» MATERIAL:
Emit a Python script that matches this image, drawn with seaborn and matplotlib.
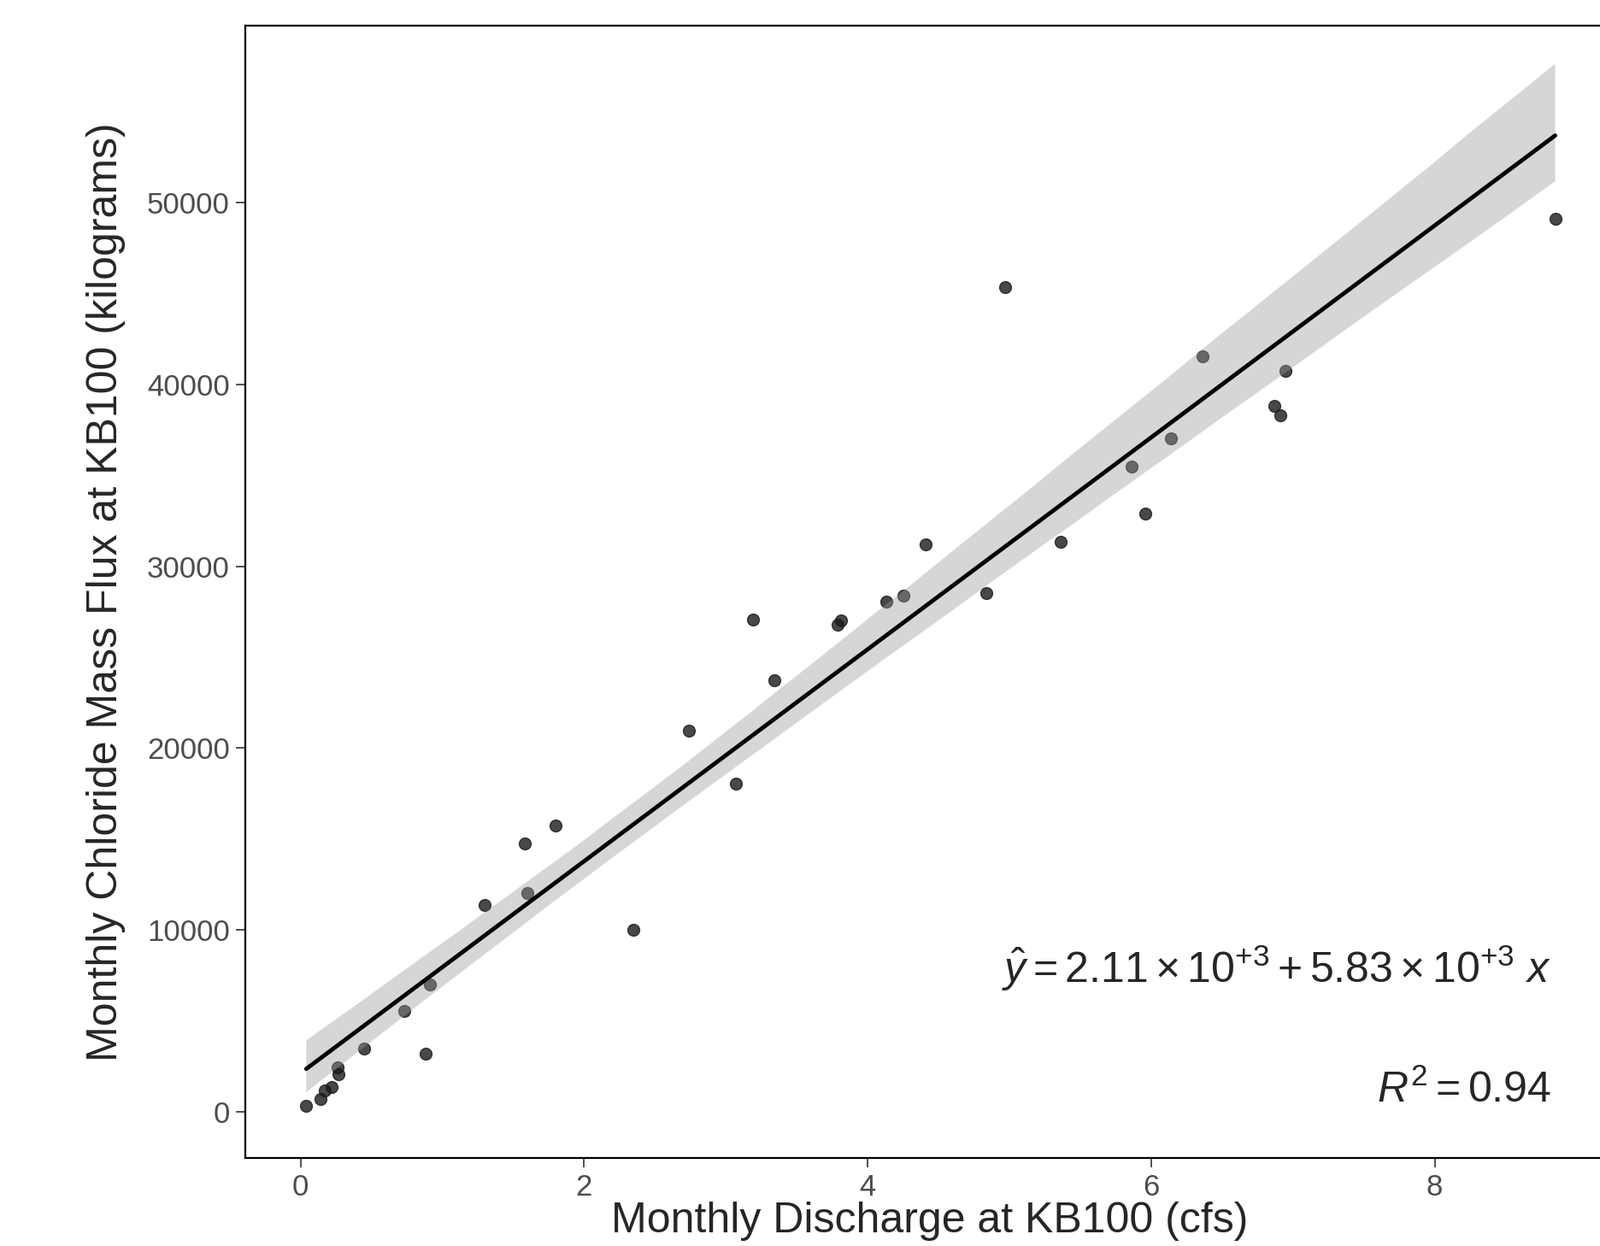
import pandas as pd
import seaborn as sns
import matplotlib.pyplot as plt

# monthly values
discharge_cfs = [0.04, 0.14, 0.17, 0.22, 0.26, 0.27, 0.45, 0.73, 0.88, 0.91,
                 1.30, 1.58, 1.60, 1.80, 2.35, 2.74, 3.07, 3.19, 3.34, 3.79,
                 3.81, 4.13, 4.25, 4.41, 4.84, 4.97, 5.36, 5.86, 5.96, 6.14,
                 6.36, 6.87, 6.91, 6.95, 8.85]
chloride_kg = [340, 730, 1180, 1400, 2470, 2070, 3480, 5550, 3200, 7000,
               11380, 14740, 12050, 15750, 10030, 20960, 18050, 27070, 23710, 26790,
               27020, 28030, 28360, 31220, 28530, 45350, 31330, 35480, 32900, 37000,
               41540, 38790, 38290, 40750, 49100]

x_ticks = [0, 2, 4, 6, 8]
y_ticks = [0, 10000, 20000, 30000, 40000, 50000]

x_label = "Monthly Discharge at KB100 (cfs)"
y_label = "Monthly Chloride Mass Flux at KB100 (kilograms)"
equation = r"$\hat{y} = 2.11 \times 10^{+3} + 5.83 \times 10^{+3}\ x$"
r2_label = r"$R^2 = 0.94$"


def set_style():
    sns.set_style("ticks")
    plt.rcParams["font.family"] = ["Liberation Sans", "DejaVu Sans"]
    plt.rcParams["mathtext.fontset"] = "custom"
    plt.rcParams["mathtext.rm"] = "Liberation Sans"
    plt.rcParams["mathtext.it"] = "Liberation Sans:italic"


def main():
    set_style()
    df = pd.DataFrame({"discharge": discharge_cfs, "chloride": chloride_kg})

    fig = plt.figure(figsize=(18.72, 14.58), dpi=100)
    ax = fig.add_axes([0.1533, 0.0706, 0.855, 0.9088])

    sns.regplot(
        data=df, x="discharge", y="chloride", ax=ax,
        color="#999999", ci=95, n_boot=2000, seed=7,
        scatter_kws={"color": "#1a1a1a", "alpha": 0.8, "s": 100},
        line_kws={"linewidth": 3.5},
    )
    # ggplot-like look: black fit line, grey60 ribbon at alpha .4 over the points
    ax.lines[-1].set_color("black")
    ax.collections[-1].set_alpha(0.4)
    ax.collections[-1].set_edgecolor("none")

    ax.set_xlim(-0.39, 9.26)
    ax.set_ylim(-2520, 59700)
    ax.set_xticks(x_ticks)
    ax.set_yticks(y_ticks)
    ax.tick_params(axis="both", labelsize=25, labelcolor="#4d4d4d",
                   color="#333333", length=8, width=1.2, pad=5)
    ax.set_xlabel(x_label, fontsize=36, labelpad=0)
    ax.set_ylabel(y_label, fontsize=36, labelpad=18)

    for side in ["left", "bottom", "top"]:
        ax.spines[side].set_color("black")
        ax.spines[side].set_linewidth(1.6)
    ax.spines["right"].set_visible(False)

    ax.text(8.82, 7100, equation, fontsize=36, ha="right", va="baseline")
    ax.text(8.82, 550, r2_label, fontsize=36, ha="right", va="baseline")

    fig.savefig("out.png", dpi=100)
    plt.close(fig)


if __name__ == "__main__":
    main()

» WHAT THE TASK ASKS:
Without any pictures, reproduce the lines from the first one in the material through the line that has "y_ticks = [0, 10000, 20000, 30000, 40000, 50000]", exactly as they appear.

» RIGHT ANSWER:
Emit a Python script that matches this image, drawn with seaborn and matplotlib.
import pandas as pd
import seaborn as sns
import matplotlib.pyplot as plt

# monthly values
discharge_cfs = [0.04, 0.14, 0.17, 0.22, 0.26, 0.27, 0.45, 0.73, 0.88, 0.91,
                 1.30, 1.58, 1.60, 1.80, 2.35, 2.74, 3.07, 3.19, 3.34, 3.79,
                 3.81, 4.13, 4.25, 4.41, 4.84, 4.97, 5.36, 5.86, 5.96, 6.14,
                 6.36, 6.87, 6.91, 6.95, 8.85]
chloride_kg = [340, 730, 1180, 1400, 2470, 2070, 3480, 5550, 3200, 7000,
               11380, 14740, 12050, 15750, 10030, 20960, 18050, 27070, 23710, 26790,
               27020, 28030, 28360, 31220, 28530, 45350, 31330, 35480, 32900, 37000,
               41540, 38790, 38290, 40750, 49100]

x_ticks = [0, 2, 4, 6, 8]
y_ticks = [0, 10000, 20000, 30000, 40000, 50000]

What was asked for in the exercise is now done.